March 16 I Friday
“How long will you lie there, you sluggard? When will you get up from your sleep? A little sleep, a little slumber, a little folding of the hands to rest-—and poverty will come on you like a thief and scarcity like an armed man.”
The early church fathers concluded that most sins derive from seven attitudes, which they called “the Seven Deadly Sins.” The last of these is sloth, though Proverbs refers to this as being a sluggard. The word sounds exactly like what it means: a person who is “inert, inactive, slow moving, sluggish.”
The opening verses describe a sluggard as someone who does not commence things. He knows there are things that need doing, but he consistently postpones doing them. He would rather rest and take it easy, forgetting that rest comes from a background of labour. Just as God rested after His work of creating, the fourth commandment states, “Six days you shall labour and do all your work, but the seventh day is a sabbath day to the LORD your God” (Exodus 20:9-10). The Sabbath is a day of rest to be enjoyed because we have worked, but the sluggard would like the commandment to be, “Rest now, and when you are really hungry, then do something to get some food.”
The sluggard is more concerned with present comfort than future responsibility. He knows there are expectations and requirements he should be fulfilling for his future, but he is always procrastinating so he can have a good time now. Solomon writes, “Sluggards do not plough in season; so at harvest time they look but find nothing” (Proverbs 20:4). Tomorrow never comes for the sluggard. His future is empty and fruitless because, like a lazy farmer with a barren harvest, he spends no time preparing for it.
Even when the sluggard can be motivated to commence something, he finds it hard to finish. He may be a dreamer with incredible plans and the best of intentions, but he never follows through. The sluggard quickly loses momentum and then drifts away, like someone who reads the first chapter or two of books but never finishes them. Solomon is even harsher, saying, “The lazy person buries his hand in the dish; he will not even bring it back to his mouth!” (Proverbs 19:24).
Without immediate motivation, some of us find it difficult to begin a project or to follow through to completion once we have started.

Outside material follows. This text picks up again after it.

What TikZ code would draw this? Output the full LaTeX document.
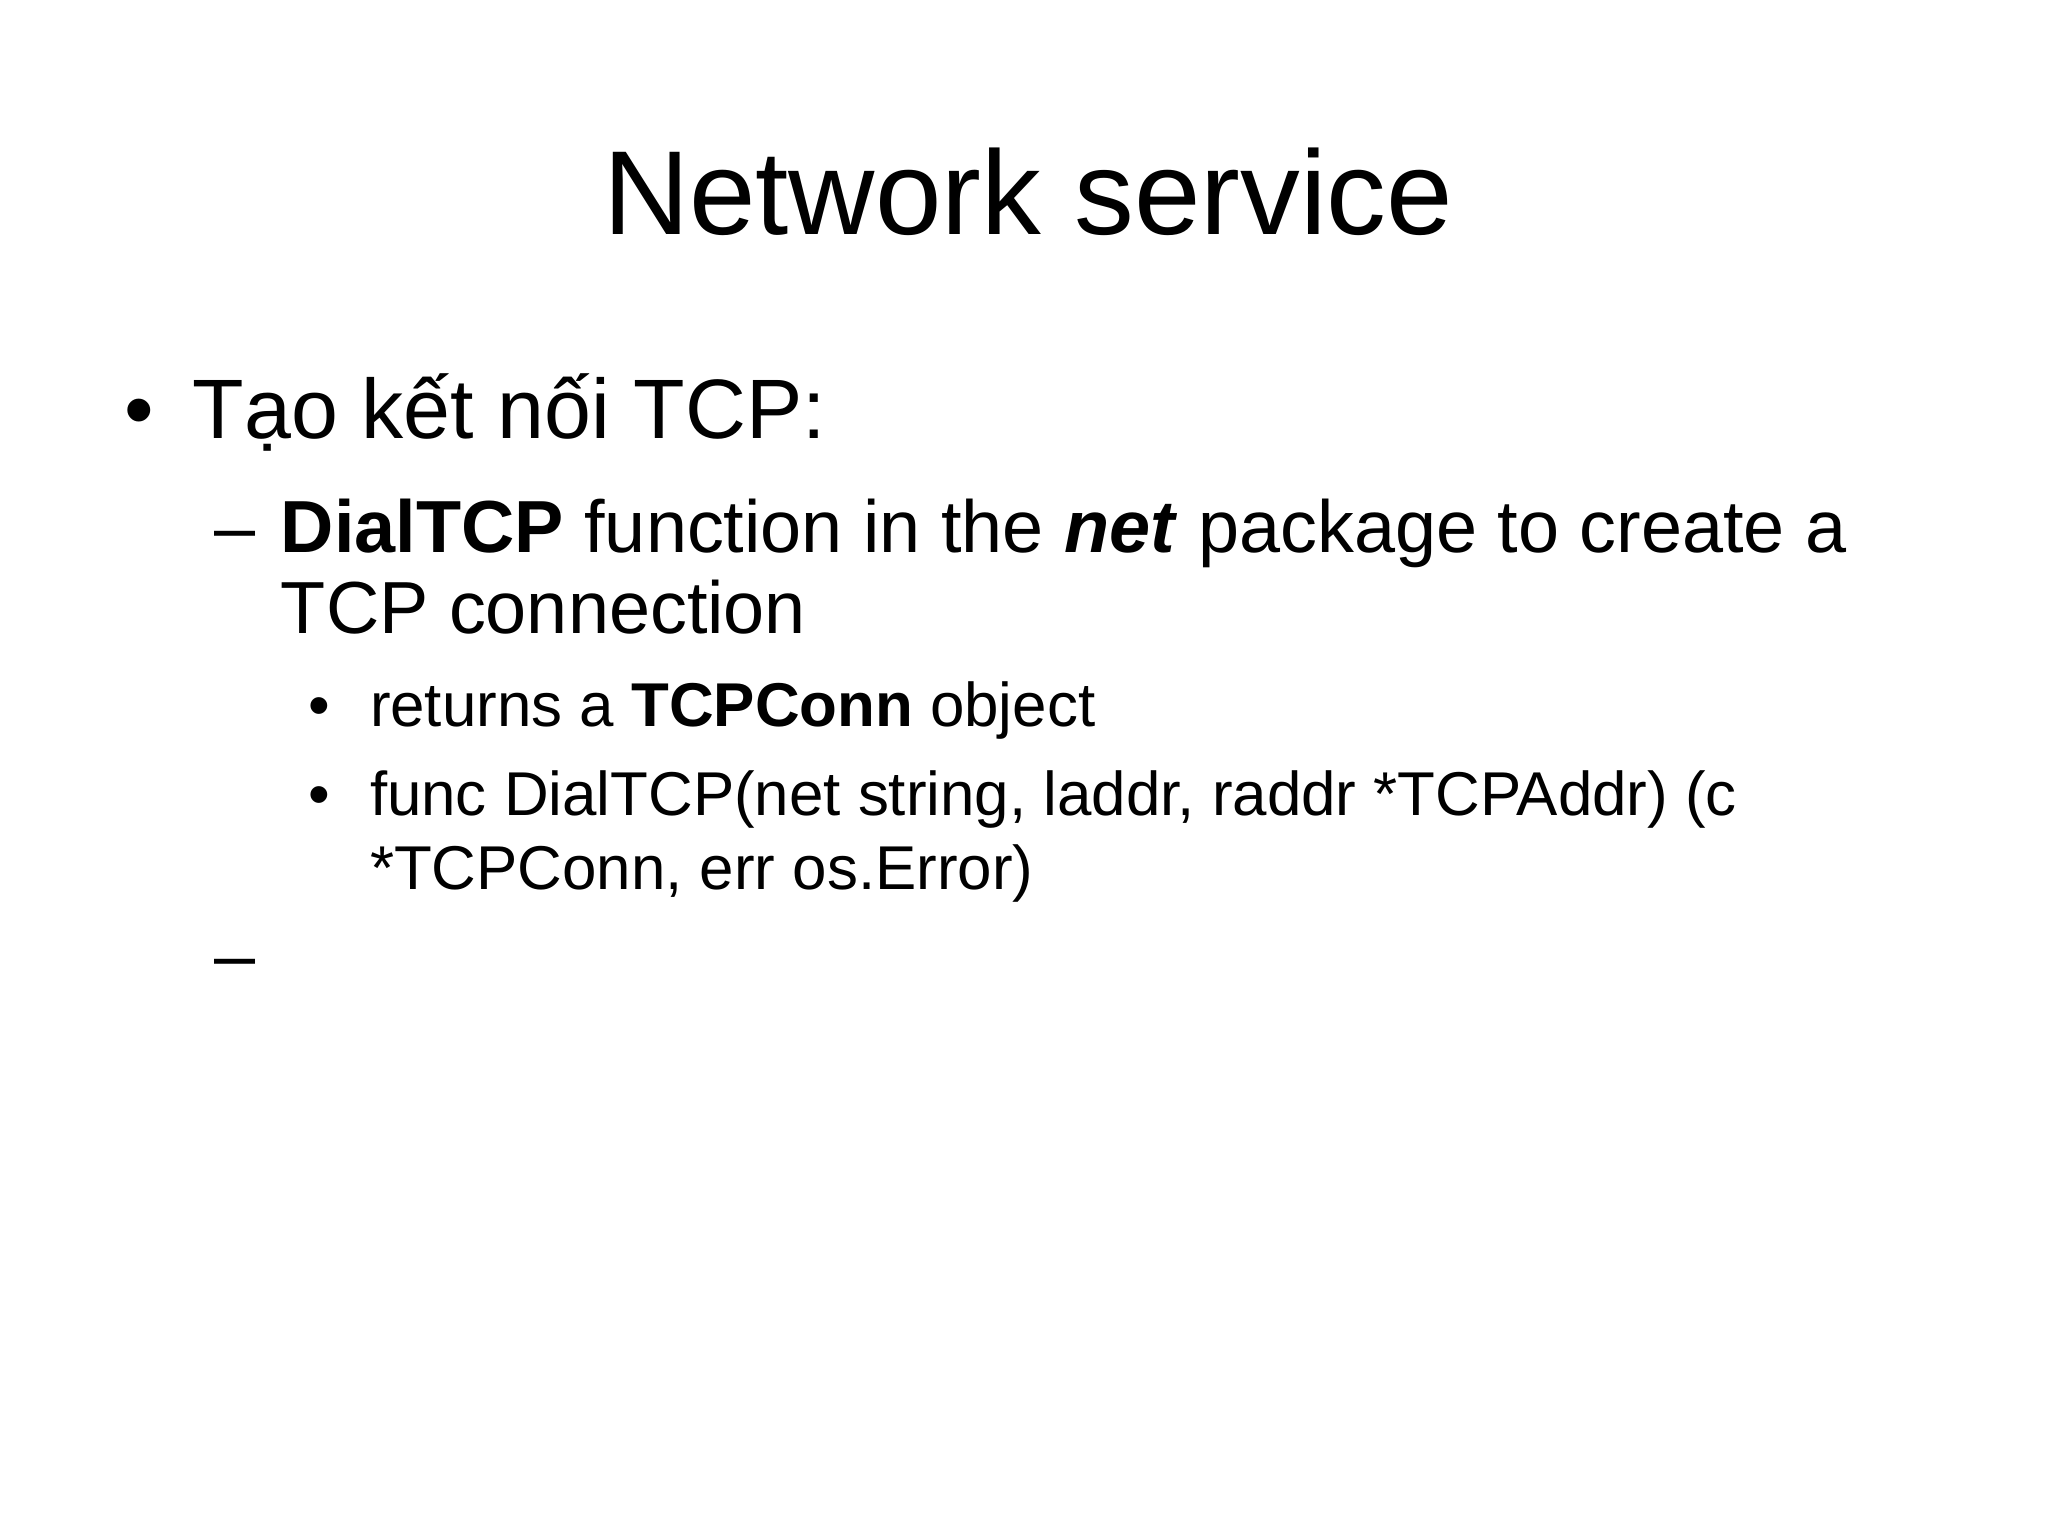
\documentclass[tikz,border=0pt]{standalone}
\usepackage{fontspec}
\setmainfont{Liberation Sans}
\begin{document}
\begin{tikzpicture}[x=1cm,y=-1cm,
  t/.style={anchor=base west,inner sep=0pt,outer sep=0pt},
  lone/.style={t,font=\fontsize{24}{29}\selectfont},
  ltwo/.style={t,font=\fontsize{21}{25}\selectfont},
  lthree/.style={t,font=\fontsize{17.6}{21}\selectfont}]
\useasboundingbox (0,0) rectangle (20.48,15.35);
\node[anchor=base,inner sep=0pt,font=\fontsize{34}{40}\selectfont] (title) at (10.28,2.34) {Network service};
\node[lone] (b1) at (1.25,4.38) {•};
\node[lone] (t1) at (1.93,4.38) {Tạo kết nối TCP:};
\node[ltwo] (d1) at (2.15,5.52) {–};
\node[ltwo] (t2a) at (2.81,5.52) {\textbf{DialTCP} function in the \textbf{\textit{net}} package to create a};
\node[ltwo] (t2b) at (2.81,6.33) {TCP connection};
\node[lthree] (b3a) at (3.08,7.26) {•};
\node[lthree] (t3a) at (3.70,7.26) {returns a \textbf{TCPConn} object};
\node[lthree] (b3b) at (3.08,8.15) {•};
\node[lthree] (t3b) at (3.70,8.15) {func DialTCP(net string, laddr, raddr *TCPAddr) (c};
\node[lthree] (t3c) at (3.70,8.89) {*TCPConn, err os.Error)};
\node[ltwo] (d2) at (2.15,9.80) {–};
\end{tikzpicture}
\end{document}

It is certainly simpler to live in the here and now concerned only with our present need, but this is a foolish way to live. God promises to provide for our needs, but part of that includes not slothfully squandering the work opportunities He gives us. Compensation for our work is often God’s primary means of provision, which only emphasizes how wise it is to develop the self-discipline to commence and complete the work God has for us.
Prayer: Gracious God, root out the attitude within me that focuses solely on myself in the here and now. Help me follow through on the work opportunities You place before me. Thank You, Lord.